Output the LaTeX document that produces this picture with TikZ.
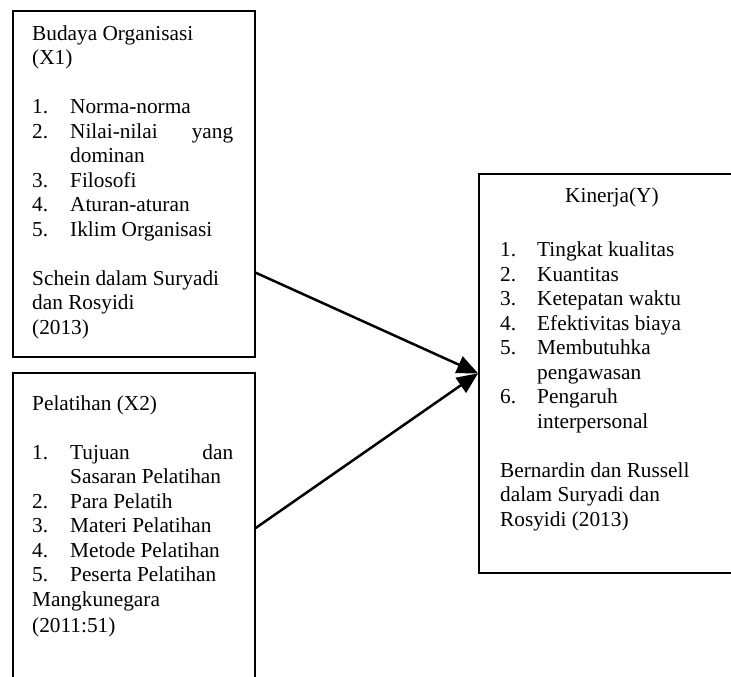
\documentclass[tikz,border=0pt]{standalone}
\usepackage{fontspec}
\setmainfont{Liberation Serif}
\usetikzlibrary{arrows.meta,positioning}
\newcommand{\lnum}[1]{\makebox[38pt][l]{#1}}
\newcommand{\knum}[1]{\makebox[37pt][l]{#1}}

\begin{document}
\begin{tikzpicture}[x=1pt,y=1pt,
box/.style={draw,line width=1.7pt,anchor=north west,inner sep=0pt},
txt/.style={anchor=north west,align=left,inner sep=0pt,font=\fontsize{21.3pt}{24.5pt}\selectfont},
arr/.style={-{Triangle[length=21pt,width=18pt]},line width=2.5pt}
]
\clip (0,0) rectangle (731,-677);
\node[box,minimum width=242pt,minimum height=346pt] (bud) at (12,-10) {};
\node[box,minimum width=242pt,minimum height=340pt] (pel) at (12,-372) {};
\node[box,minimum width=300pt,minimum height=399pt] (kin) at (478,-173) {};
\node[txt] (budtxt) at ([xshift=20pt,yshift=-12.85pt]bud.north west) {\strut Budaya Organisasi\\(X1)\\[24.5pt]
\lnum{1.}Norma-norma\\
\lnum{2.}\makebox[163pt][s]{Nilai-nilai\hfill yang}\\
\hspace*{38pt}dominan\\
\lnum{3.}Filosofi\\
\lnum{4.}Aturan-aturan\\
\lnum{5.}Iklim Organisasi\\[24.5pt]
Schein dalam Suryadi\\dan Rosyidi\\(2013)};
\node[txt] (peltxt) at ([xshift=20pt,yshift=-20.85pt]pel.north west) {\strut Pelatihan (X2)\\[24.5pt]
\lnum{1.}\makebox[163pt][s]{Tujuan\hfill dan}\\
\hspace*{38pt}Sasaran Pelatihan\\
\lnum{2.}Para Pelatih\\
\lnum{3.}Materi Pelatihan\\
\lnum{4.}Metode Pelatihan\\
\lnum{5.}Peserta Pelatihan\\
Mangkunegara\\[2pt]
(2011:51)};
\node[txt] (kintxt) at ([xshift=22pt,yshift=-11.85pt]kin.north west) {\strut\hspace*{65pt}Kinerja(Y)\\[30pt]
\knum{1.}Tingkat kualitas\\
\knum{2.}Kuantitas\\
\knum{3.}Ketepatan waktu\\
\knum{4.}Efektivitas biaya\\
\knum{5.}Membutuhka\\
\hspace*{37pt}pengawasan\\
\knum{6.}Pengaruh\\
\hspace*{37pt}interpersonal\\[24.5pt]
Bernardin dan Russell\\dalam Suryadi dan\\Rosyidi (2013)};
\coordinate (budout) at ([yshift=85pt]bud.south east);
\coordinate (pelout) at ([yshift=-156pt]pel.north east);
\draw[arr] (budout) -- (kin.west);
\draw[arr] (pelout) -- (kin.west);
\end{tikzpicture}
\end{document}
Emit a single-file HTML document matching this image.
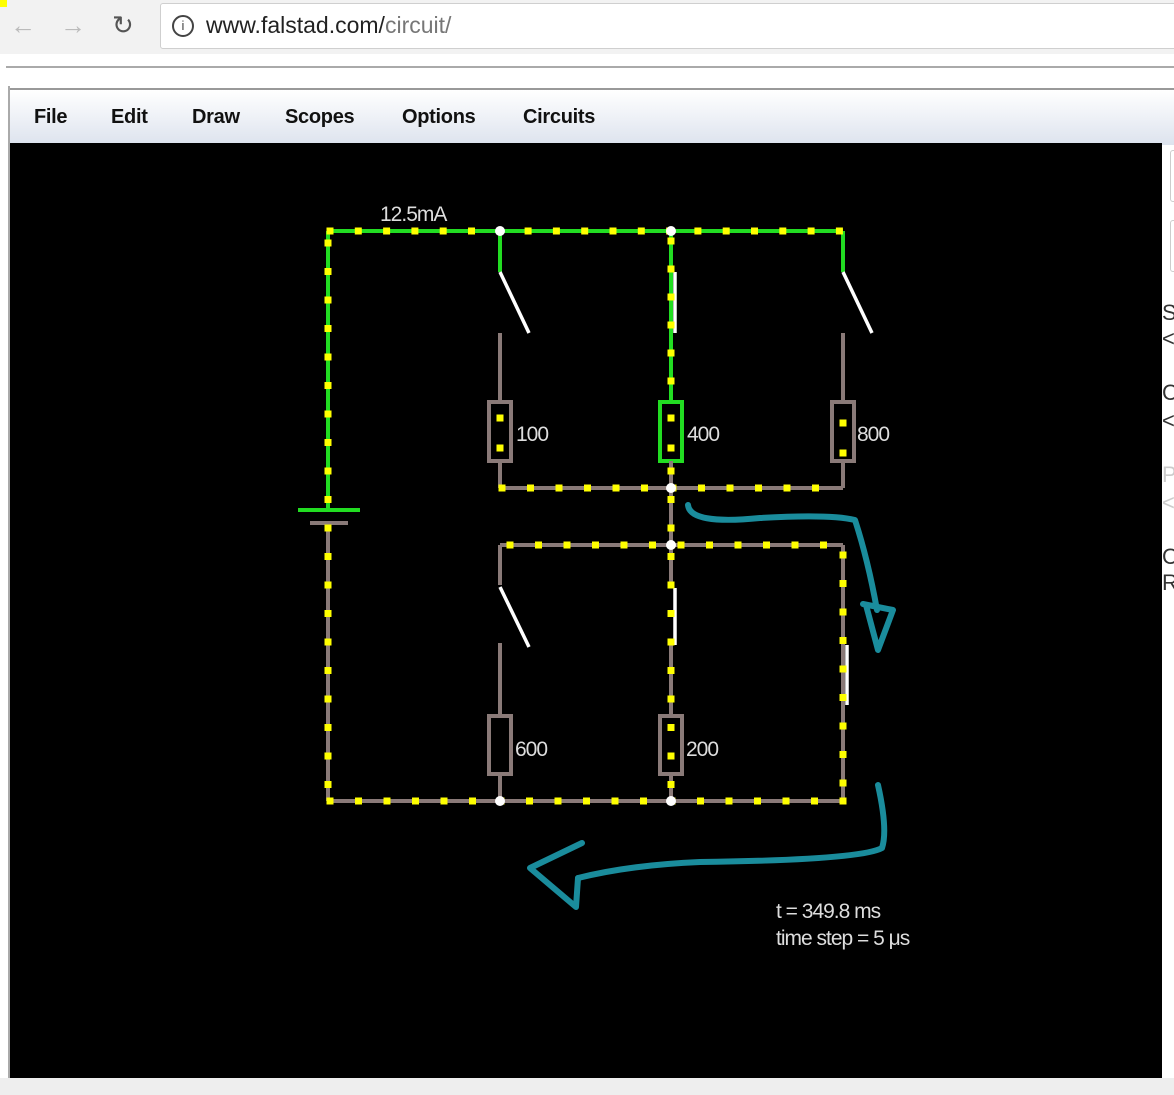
=======
● Stated problem:
Give every record back exactly as it reads, with no images.

● Answer below:
Output the LaTeX document that produces this picture with TikZ.
\documentclass[tikz,border=0pt]{standalone}
\usepackage{fontspec}
\setmainfont{Liberation Serif}
\usetikzlibrary{arrows.meta,positioning}
\newcommand{\lnum}[1]{\makebox[38pt][l]{#1}}
\newcommand{\knum}[1]{\makebox[37pt][l]{#1}}

\begin{document}
\begin{tikzpicture}[x=1pt,y=1pt,
box/.style={draw,line width=1.7pt,anchor=north west,inner sep=0pt},
txt/.style={anchor=north west,align=left,inner sep=0pt,font=\fontsize{21.3pt}{24.5pt}\selectfont},
arr/.style={-{Triangle[length=21pt,width=18pt]},line width=2.5pt}
]
\clip (0,0) rectangle (731,-677);
\node[box,minimum width=242pt,minimum height=346pt] (bud) at (12,-10) {};
\node[box,minimum width=242pt,minimum height=340pt] (pel) at (12,-372) {};
\node[box,minimum width=300pt,minimum height=399pt] (kin) at (478,-173) {};
\node[txt] (budtxt) at ([xshift=20pt,yshift=-12.85pt]bud.north west) {\strut Budaya Organisasi\\(X1)\\[24.5pt]
\lnum{1.}Norma-norma\\
\lnum{2.}\makebox[163pt][s]{Nilai-nilai\hfill yang}\\
\hspace*{38pt}dominan\\
\lnum{3.}Filosofi\\
\lnum{4.}Aturan-aturan\\
\lnum{5.}Iklim Organisasi\\[24.5pt]
Schein dalam Suryadi\\dan Rosyidi\\(2013)};
\node[txt] (peltxt) at ([xshift=20pt,yshift=-20.85pt]pel.north west) {\strut Pelatihan (X2)\\[24.5pt]
\lnum{1.}\makebox[163pt][s]{Tujuan\hfill dan}\\
\hspace*{38pt}Sasaran Pelatihan\\
\lnum{2.}Para Pelatih\\
\lnum{3.}Materi Pelatihan\\
\lnum{4.}Metode Pelatihan\\
\lnum{5.}Peserta Pelatihan\\
Mangkunegara\\[2pt]
(2011:51)};
\node[txt] (kintxt) at ([xshift=22pt,yshift=-11.85pt]kin.north west) {\strut\hspace*{65pt}Kinerja(Y)\\[30pt]
\knum{1.}Tingkat kualitas\\
\knum{2.}Kuantitas\\
\knum{3.}Ketepatan waktu\\
\knum{4.}Efektivitas biaya\\
\knum{5.}Membutuhka\\
\hspace*{37pt}pengawasan\\
\knum{6.}Pengaruh\\
\hspace*{37pt}interpersonal\\[24.5pt]
Bernardin dan Russell\\dalam Suryadi dan\\Rosyidi (2013)};
\coordinate (budout) at ([yshift=85pt]bud.south east);
\coordinate (pelout) at ([yshift=-156pt]pel.north east);
\draw[arr] (budout) -- (kin.west);
\draw[arr] (pelout) -- (kin.west);
\end{tikzpicture}
\end{document}
Emit a single-file HTML document matching this image.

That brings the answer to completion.